The Court granted condonation for the late filing of New Nation and Ms Revell’s answering affidavits in the principal application after finding that the late filing did not prejudice Parliament, the Minister and the Commission. However, it refused condonation for the late filing of the counter-applications. In this respect, it held that New Nation and Ms Revell failed to provide a reasonable explanation for the late filing of the counter-applications. Furthermore, the delayed launch of the counter-applications would not have allowed Parliament, the Minister and the Commission a fair opportunity to respond, given the deadline of 10 June 2022.
The Court found that the principal application was urgent in large measure as a result of the dilatory conduct of the Minister and Parliament in bringing the application. However, this did not detract from the accomplished fact that the matter was urgent and had to be dealt with as such.
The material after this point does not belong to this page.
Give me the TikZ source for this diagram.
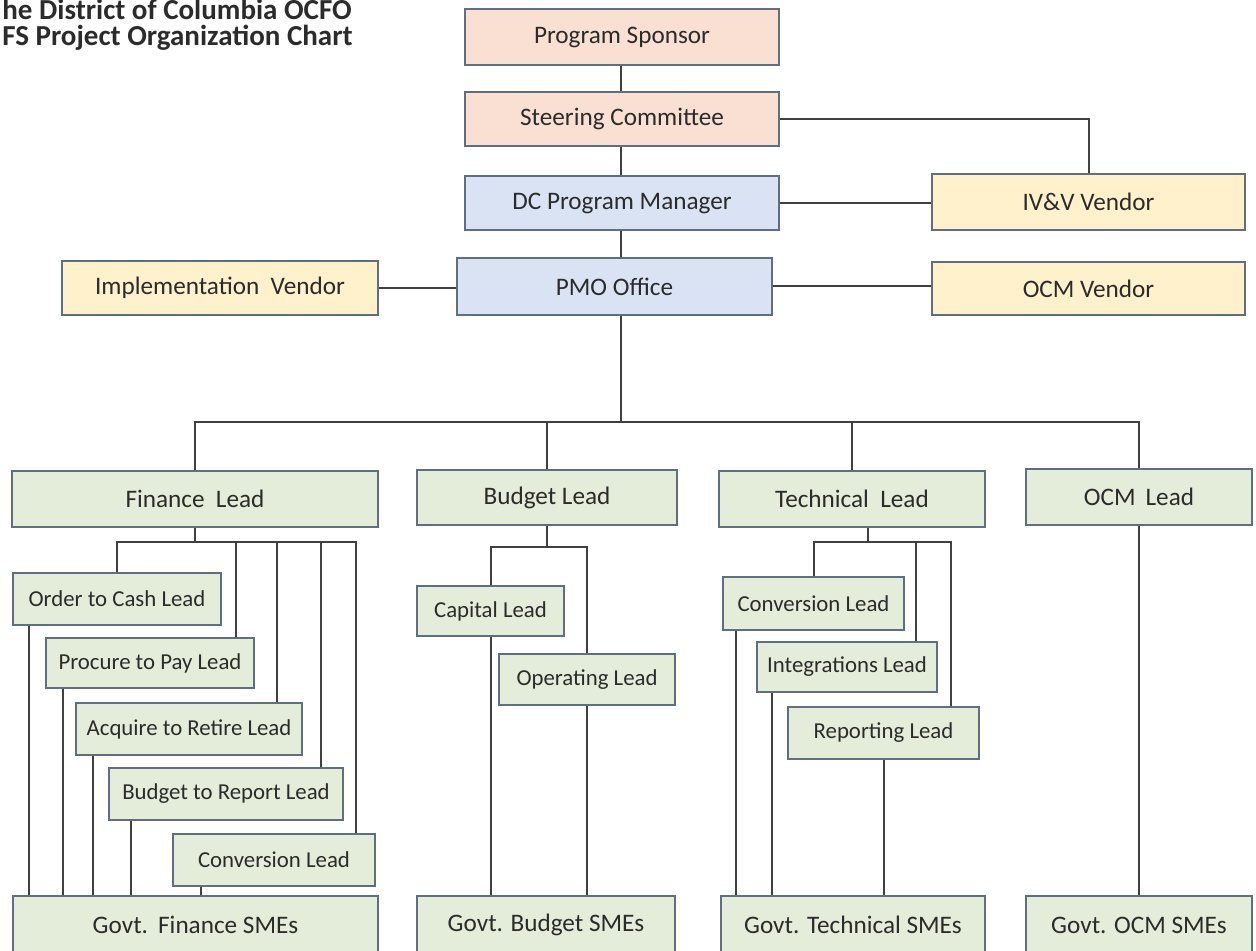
\documentclass[tikz,border=0pt]{standalone}
\usepackage{fontspec}
\setmainfont{Carlito}
\definecolor{pinkc}{HTML}{FAE0D2}
\definecolor{bluec}{HTML}{DAE3F3}
\definecolor{yelc}{HTML}{FFF1CC}
\definecolor{grnc}{HTML}{E3EDD9}
\definecolor{bordc}{HTML}{5F6E80}
\definecolor{linec}{HTML}{404040}
\definecolor{txtc}{HTML}{2B2B2B}
\tikzset{
  box/.style={draw=bordc, line width=1pt, inner sep=0pt, text=txtc, font=\fontsize{12.6}{15}\selectfont},
  pinkbox/.style={box, fill=pinkc},
  bluebox/.style={box, fill=bluec},
  yelbox/.style={box, fill=yelc},
  grnbox/.style={box, fill=grnc},
  subbox/.style={grnbox, font=\fontsize{11.4}{13}\selectfont},
  conn/.style={draw=linec, line width=1pt},
  titletext/.style={anchor=base west, inner sep=0pt, text=txtc, font=\bfseries\fontsize{14.5}{18}\selectfont}
}
\begin{document}
\begin{tikzpicture}[x=0.5pt,y=-0.5pt]
\useasboundingbox (0,0) rectangle (1256,951);
\clip (0,0) rectangle (1256,951);
% title
\node[titletext] (t1) at (2,20) {he District of Columbia OCFO};
\node[titletext] (t2) at (2,46) {FS Project Organization Chart};
% top boxes
\node[pinkbox, minimum width=157pt, minimum height=28pt] (ps) at (622,37) {Program Sponsor};
\node[pinkbox, minimum width=157pt, minimum height=27pt] (sc) at (622,119.5) {Steering Committee};
\node[bluebox, minimum width=157pt, minimum height=27pt] (dcpm) at (622,203) {DC Program Manager};
\node[bluebox, minimum width=157.5pt, minimum height=28.5pt] (pmo) at (614.5,286.5) {PMO Office};
\node[yelbox, minimum width=158pt, minimum height=27pt] (iv) at (220,288) {Implementation\hspace{0.45em}Vendor};
\node[yelbox, minimum width=156.5pt, minimum height=28pt] (ivv) at (1088.5,202) {IV\&V Vendor};
\node[yelbox, minimum width=156.5pt, minimum height=26.5pt] (ocmv) at (1088.5,288.5) {OCM Vendor};
% leads
\node[grnbox, minimum width=183pt, minimum height=28pt] (fl) at (195,499) {Finance\hspace{0.45em}Lead};
\node[grnbox, minimum width=130pt, minimum height=27.5pt] (bl) at (547,497.5) {Budget Lead};
\node[grnbox, minimum width=133pt, minimum height=28pt] (tl) at (852,499) {Technical\hspace{0.45em}Lead};
\node[grnbox, minimum width=113pt, minimum height=28pt] (ol) at (1139,497) {OCM\hspace{0.4em}Lead};
% SMEs
\node[grnbox, minimum width=182.5pt, minimum height=29pt] (gf) at (195.5,925) {Govt.\hspace{0.4em}Finance SMEs};
\node[grnbox, minimum width=129pt, minimum height=29pt] (gb) at (546,925) {Govt. Budget SMEs};
\node[grnbox, minimum width=132pt, minimum height=29pt] (gt) at (853,925) {Govt. Technical SMEs};
\node[grnbox, minimum width=113pt, minimum height=29pt] (go) at (1139,925) {Govt. OCM SMEs};
% finance subs
\node[subbox, minimum width=104pt, minimum height=26pt] (o2c) at (117,599) {Order to Cash Lead};
\node[subbox, minimum width=104pt, minimum height=25pt] (p2p) at (150,663) {Procure to Pay Lead};
\node[subbox, minimum width=113pt, minimum height=26pt] (a2r) at (189,729) {Acquire to Retire Lead};
\node[subbox, minimum width=117pt, minimum height=26pt] (b2r) at (226,794) {Budget to Report Lead};
\node[subbox, minimum width=101pt, minimum height=26pt] (fconv) at (274,860) {Conversion Lead};
% budget subs
\node[subbox, minimum width=73.5pt, minimum height=25pt] (cap) at (490.5,611) {Capital Lead};
\node[subbox, minimum width=88pt, minimum height=25.5pt] (opl) at (587,679.5) {Operating Lead};
% technical subs
\node[subbox, minimum width=90.5pt, minimum height=26.5pt] (tconv) at (813.5,603.5) {Conversion Lead};
\node[subbox, minimum width=90pt, minimum height=25pt] (integ) at (847,667) {Integrations Lead};
\node[subbox, minimum width=95.5pt, minimum height=26pt] (rep) at (883.5,733) {Reporting Lead};
% helper coordinates
\coordinate (xc) at (621,0);
\coordinate (tb) at (0,422);
\coordinate (fy) at (0,542);
\coordinate (fx2) at (236,0);
\coordinate (fx3) at (277,0);
\coordinate (fx4) at (321,0);
\coordinate (fx5) at (356,0);
\coordinate (gx1) at (29,0);
\coordinate (gx2) at (63,0);
\coordinate (gx3) at (93,0);
\coordinate (gx4) at (131,0);
\coordinate (gx5) at (201,0);
\coordinate (by) at (0,547);
\coordinate (ty) at (0,542);
\coordinate (tx0) at (868,0);
\coordinate (tx2) at (916,0);
\coordinate (tx3) at (951,0);
\coordinate (hx1) at (736,0);
\coordinate (hx2) at (772,0);
% top connectors
\draw[conn] (xc |- ps.south) -- (xc |- sc.north);
\draw[conn] (xc |- sc.south) -- (xc |- dcpm.north);
\draw[conn] (xc |- dcpm.south) -- (xc |- pmo.north);
\draw[conn] (sc.east) -| (ivv.north);
\draw[conn] (dcpm.east) -- (dcpm.east -| ivv.west);
\draw[conn] (iv.east) -- (iv.east -| pmo.west);
\draw[conn] (pmo.east) -- (pmo.east -| ocmv.west);
% main bus
\draw[conn] (xc |- pmo.south) -- (xc |- tb);
\draw[conn] (fl.north) -- (fl.north |- tb) -- (ol.north |- tb) -- (ol.north);
\draw[conn] (bl.north |- tb) -- (bl.north);
\draw[conn] (tl.north |- tb) -- (tl.north);
% finance
\draw[conn] (fl.south) -- (fl.south |- fy);
\draw[conn] (o2c.north) -- (o2c.north |- fy) -- (fx5 |- fy) -- (fx5 |- fconv.north);
\draw[conn] (fx2 |- fy) -- (fx2 |- p2p.north);
\draw[conn] (fx3 |- fy) -- (fx3 |- a2r.north);
\draw[conn] (fx4 |- fy) -- (fx4 |- b2r.north);
\draw[conn] (gx1 |- o2c.south) -- (gx1 |- gf.north);
\draw[conn] (gx2 |- p2p.south) -- (gx2 |- gf.north);
\draw[conn] (gx3 |- a2r.south) -- (gx3 |- gf.north);
\draw[conn] (gx4 |- b2r.south) -- (gx4 |- gf.north);
\draw[conn] (gx5 |- fconv.south) -- (gx5 |- gf.north);
% budget
\draw[conn] (bl.south) -- (bl.south |- by);
\draw[conn] (cap.north) -- (cap.north |- by) -- (opl.north |- by) -- (opl.north);
\draw[conn] (cap.south) -- (cap.south |- gb.north);
\draw[conn] (opl.south) -- (opl.south |- gb.north);
% technical
\draw[conn] (tx0 |- tl.south) -- (tx0 |- ty);
\draw[conn] (tconv.north) -- (tconv.north |- ty) -- (tx3 |- ty) -- (tx3 |- rep.north);
\draw[conn] (tx2 |- ty) -- (tx2 |- integ.north);
\draw[conn] (hx1 |- tconv.south) -- (hx1 |- gt.north);
\draw[conn] (hx2 |- integ.south) -- (hx2 |- gt.north);
\draw[conn] (rep.south) -- (rep.south |- gt.north);
% ocm
\draw[conn] (ol.south) -- (go.north);
\end{tikzpicture}
\end{document}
The Court outlined the factors to be considered when determining whether to grant an extension. The overarching consideration in exercising this power is the interests of justice. It held that Parliament will not be excused from its duty to meet the deadlines imposed by the Court, on the basis that the Minister delayed the legislative process. Furthermore, having considered the Commission’s submission that it will not be prejudiced by the six-month extension, the Court found that the extension sought would not cause any prejudice. Finally, the Court considered the steps taken by Parliament thus far to give effect to the order, as well as a detailed timeline provided by Parliament and found that, based on the evidence before it, Parliament had met its burden to show that it will be able to finalise the Bill’s legislative process by 10 December 2022.
In the circumstances, the Court found that it is in the interests of justice to extend the suspension period from 10 June 2022 to 10 December 2022.
On 10 June 2022, the Court issued an order granting the extension sought and on 29 June 2022, the reasons for the order were issued.